La communication proposée prend appui sur une lecture de l'ouvrage publié récemment par Jon Roffe, Abstract Market Theory(2015). Ce livre constitue en effet un hapax en ce qu'il propose une approche résolument philosophique du marché financier, en posant la question : « qu'est-ce que le marché ? ». Et force est de constater qu'en dépit de son apparente simplicité, cette question n'est que très rarement posée : elle s'illustre même le plus souvent par son absence, notamment dans les textes produits par les participants de marché (les régulateurs au premier chef), qui presque jamais ne prennent la peine de définir cet objet qui occupe une place fondamentale dans leur activité, que ce soit comme support d'une activité de constitution (marché primaire) ou d'intermédiation (marché secondaire), ou encore comme support d'une activité normative (activité de régulation).
A travers une argumentation nuancée, dont je ne peux rendre compte ici avec suffisamment de détails, Jon Roffe propose de concevoir le marché comme l'inconscient des sociétés et sociabilités capitalistes : l'inconscient, c'est-à-dire cela même qui n'est pas (ou plus) pensé, mais bien présent en ce qu'il organise, par la temporalité spécifique qu'il déploie, sa contingence propre (Roffe, 2015, p. 147). Au-delà des approches alternatives de la théorie financière (théorie hétérodoxe, études sociales de la finance), il s'agira pour nous de prendre au sérieux la proposition formulée par Jon Roffe, et de voir en quoi celle-ci permet d'éclairer la régulation financière telle qu'elle se fait, mais peut-être davantage encore telle qu'elle se conçoit.

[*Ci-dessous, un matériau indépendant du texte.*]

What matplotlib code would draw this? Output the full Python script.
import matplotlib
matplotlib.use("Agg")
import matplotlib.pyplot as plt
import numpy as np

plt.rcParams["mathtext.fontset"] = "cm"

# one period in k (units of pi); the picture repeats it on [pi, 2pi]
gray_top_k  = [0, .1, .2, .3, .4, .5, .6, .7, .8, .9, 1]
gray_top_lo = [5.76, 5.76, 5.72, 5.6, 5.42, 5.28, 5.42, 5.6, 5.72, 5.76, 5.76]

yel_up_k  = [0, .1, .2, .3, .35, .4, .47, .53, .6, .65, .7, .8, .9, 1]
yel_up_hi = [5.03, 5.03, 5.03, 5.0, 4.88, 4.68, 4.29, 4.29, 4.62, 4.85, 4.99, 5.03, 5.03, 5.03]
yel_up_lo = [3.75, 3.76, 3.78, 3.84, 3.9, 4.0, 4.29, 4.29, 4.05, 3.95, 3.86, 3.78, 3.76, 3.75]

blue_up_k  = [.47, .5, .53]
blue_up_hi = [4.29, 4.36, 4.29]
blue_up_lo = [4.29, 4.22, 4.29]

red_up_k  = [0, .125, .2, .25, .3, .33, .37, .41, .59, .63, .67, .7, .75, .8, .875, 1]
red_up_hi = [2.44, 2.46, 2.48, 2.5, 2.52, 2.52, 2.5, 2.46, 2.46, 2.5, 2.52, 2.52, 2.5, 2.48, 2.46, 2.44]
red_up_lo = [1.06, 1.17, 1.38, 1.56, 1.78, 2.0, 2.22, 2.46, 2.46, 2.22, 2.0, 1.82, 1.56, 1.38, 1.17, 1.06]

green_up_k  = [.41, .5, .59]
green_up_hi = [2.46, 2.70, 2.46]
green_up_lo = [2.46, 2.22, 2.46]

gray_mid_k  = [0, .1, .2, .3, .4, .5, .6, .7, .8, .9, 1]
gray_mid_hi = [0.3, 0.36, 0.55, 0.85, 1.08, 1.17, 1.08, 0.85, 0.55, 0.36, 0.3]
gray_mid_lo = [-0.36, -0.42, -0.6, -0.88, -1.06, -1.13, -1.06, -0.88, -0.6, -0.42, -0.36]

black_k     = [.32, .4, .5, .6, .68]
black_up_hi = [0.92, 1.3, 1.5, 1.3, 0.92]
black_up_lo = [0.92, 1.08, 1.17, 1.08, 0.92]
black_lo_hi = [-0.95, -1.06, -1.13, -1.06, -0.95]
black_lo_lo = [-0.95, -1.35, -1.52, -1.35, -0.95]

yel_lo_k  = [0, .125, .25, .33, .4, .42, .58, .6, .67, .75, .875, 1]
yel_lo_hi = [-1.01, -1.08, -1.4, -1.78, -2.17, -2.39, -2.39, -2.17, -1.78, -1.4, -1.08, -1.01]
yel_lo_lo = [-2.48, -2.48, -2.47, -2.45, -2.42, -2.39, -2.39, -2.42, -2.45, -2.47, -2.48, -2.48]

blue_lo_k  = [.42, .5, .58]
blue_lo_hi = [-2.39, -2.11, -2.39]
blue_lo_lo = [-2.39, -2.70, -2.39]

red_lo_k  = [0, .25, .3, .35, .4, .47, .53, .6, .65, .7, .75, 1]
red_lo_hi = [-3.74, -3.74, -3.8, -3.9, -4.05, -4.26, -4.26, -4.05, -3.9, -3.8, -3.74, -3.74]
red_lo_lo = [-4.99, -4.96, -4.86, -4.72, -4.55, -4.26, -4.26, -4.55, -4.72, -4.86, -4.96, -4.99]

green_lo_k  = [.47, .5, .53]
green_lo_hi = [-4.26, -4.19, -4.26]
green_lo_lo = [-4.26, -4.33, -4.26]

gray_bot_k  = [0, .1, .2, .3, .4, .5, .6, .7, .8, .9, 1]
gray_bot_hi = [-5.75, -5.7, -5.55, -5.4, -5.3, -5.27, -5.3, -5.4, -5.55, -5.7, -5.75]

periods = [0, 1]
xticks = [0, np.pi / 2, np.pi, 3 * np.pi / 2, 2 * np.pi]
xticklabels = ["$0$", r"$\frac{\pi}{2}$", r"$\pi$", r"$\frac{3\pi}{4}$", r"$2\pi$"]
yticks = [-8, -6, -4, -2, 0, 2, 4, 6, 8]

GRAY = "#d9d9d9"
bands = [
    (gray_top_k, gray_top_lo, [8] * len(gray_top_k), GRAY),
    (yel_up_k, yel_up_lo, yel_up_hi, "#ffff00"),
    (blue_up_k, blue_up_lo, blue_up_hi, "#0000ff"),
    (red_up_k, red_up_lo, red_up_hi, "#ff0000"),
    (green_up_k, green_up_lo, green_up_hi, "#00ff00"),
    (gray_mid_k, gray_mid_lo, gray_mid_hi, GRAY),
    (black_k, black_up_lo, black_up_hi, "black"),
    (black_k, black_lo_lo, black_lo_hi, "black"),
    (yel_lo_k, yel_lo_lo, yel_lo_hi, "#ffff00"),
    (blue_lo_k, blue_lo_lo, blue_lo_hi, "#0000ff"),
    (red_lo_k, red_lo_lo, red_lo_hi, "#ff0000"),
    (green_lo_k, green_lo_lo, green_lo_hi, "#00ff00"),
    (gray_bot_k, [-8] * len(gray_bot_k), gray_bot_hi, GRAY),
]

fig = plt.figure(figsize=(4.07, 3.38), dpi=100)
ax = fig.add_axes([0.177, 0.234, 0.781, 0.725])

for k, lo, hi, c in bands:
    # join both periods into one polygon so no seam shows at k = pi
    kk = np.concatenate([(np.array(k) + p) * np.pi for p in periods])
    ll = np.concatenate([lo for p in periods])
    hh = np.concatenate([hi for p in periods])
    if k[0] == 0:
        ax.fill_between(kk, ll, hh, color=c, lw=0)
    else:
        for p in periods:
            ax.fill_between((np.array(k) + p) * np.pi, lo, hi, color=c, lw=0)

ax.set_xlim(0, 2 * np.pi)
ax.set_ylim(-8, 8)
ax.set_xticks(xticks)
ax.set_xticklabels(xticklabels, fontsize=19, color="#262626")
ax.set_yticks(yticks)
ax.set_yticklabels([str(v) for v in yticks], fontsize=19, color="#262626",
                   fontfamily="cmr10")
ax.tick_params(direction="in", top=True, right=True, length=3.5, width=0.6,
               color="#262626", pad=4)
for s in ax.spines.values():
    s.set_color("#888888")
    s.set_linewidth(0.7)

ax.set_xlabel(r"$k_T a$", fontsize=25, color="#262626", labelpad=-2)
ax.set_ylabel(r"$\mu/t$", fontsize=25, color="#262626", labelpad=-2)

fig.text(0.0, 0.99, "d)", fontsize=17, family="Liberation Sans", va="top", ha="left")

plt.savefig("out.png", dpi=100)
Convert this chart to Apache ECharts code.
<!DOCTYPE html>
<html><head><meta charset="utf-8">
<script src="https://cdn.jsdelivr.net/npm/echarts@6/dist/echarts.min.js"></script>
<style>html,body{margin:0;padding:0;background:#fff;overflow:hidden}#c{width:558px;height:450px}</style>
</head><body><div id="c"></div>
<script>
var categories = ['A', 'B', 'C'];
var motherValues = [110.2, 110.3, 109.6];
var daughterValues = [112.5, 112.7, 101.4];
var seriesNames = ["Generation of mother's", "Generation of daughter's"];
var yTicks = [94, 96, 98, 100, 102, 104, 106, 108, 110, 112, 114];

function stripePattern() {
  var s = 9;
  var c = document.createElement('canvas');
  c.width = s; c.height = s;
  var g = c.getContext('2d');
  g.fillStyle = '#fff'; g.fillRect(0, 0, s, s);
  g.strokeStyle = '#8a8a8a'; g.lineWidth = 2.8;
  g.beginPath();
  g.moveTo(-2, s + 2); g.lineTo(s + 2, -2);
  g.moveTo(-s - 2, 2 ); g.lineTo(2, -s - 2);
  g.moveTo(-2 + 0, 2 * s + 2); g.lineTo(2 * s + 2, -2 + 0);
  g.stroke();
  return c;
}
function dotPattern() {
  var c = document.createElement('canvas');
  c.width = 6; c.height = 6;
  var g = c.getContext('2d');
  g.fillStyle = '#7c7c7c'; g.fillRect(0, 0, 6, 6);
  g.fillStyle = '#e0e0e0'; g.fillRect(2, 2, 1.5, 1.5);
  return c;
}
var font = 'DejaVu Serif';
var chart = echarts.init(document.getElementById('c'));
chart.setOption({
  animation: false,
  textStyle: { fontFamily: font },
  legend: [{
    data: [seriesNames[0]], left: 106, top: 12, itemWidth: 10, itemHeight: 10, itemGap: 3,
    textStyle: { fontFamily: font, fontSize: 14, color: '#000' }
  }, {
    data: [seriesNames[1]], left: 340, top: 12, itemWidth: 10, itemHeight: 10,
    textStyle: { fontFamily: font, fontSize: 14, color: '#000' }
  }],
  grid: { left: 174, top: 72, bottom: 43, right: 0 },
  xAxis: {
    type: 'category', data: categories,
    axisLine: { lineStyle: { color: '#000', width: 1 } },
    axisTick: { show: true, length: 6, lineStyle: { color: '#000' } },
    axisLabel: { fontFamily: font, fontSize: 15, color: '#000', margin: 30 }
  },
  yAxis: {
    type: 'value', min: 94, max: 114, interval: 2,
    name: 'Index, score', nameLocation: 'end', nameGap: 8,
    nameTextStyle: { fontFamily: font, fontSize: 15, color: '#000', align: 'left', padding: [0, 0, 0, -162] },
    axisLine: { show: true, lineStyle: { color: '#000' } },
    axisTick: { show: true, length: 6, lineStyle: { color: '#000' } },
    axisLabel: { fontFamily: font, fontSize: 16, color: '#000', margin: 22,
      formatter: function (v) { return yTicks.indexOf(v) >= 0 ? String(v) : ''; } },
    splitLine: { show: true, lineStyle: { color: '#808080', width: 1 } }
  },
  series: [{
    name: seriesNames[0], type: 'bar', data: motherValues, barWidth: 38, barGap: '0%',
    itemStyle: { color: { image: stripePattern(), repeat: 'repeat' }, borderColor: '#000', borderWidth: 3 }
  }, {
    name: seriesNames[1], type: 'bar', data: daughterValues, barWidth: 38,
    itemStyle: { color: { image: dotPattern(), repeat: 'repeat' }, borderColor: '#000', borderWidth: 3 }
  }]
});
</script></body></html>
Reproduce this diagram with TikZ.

Nous engagerons la discussion avec les textes philosophiques mobilisés par Jon Roffe, spécifiquement les essais d'Elie Ayache (2010, 2015), qui remettent en cause la théorie financière standard depuis une focale autobiographique et philosophique, et renouvellent une pensée du marché comme lieu de la contingence, remettant en cause les approches probabilistes dominantes. Plus spécifiquement, nous discuterons deux grandes distinctions que l'on trouve dans les travaux de Deleuze : celle de la singularité et de la répétition (qui permet de formaliser une pensée de l'événement), celle la loi et de l'institution (qui permet de formaliser ce qui se joue dans l'acte de régulation). Nous tenterons, à partir de cette confrontation aux textes, de souligner quelques-unes des tensions qui gouvernent en sous-main la pratique de la régulation financière : en premier lieu l'inadéquation de la notion de régulation telle que celle-ci se trouve mobilisée aujourd'hui par les régulateurs aux situations de régulation auxquelles les participants de marché se trouvent confrontés.